Tak jauh dari mereka, sesosok anak kecil bersepeda. Dia memakai seragam merah putih. Dikayuhnya sepeda dengan penuh semangat. Ini masih pukul setengah 6 pagi! Bagaimana bisa dia sudah berangkat sekolah? Sekolahnya memang cukup jauh, namun kupikir tak perlu sepagi ini agar tidak terlambat.

Jalanan mulai menanjak. Tujuanku adalah sebuah lorong jalan, dimana aku bisa menaikinya. Dan tepat waktu, di atas lorong, aku bisa menikmati matahari terbit. Keindahan lingkaran berwarna jingga, seakan membutakan mataku.

Aku terhenyak. Kulihat rombongan pelajar berseragam. ada yang bersepeda. Beberapa jalan kaki. Mereka saling melempar tawa. Kebanyakan dari mereka sekolah di kota. Butuh 30 sampai 45 menit untuk sampai ke sekolah. Jadi, wajar, sepagi ini mereka sudah harus melangkahkan kaki.

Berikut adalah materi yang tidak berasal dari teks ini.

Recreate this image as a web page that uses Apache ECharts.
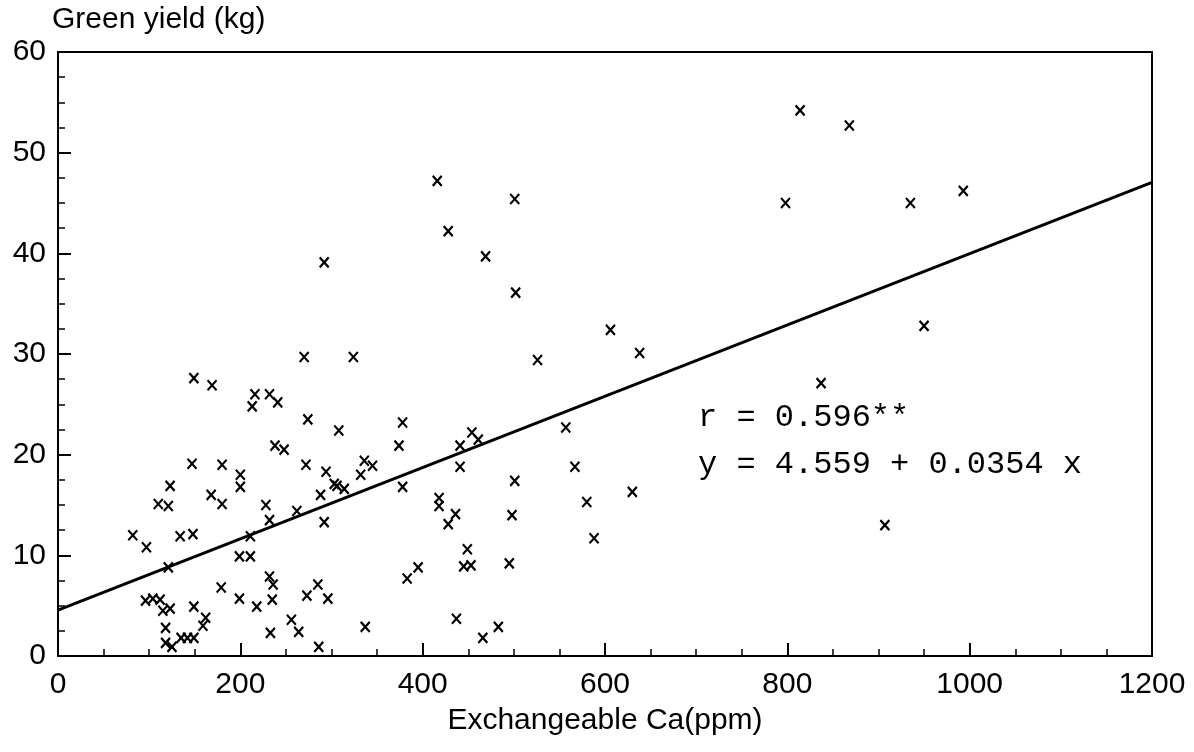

Kuikuti rombongan pelajar itu. Kebetulan searah dengan jalan pulangku. Sesampai di sebuah sekolah dasar, aku tersentak. Bocah berseragam merah putih yang kutemui pukul setengah 6 pagi tadi, tengah berjongkok memandang pagar sekolahnya yang masih terkunci. beginikah setiap pagi?

Kayuhan sepedaku berakhir ketika kujumpai sebuah rumah. Rumahku, tentunya. Aku menghirup napas dalam-dalam. Sebelum akhirnya aku harus masuk ke dalam rumah dan mengingat segala macam rutinitas yang menghimpitku.

Ketika seorang temanku bertanya, apa menariknya bersepeda pagi? Aku tak banyak menjawab. Bangunlah di pagi hari. Keluarlah. Hirup udaranya. Lalu berkelilinglah. Maka kau akan menemukan sesuatu. Mungkin berbeda dengan apa yang kutemukan. Tapi, selalu ada sebuah cerita di luar sana yang selalu menarik untuk kau jumpai..NaRa.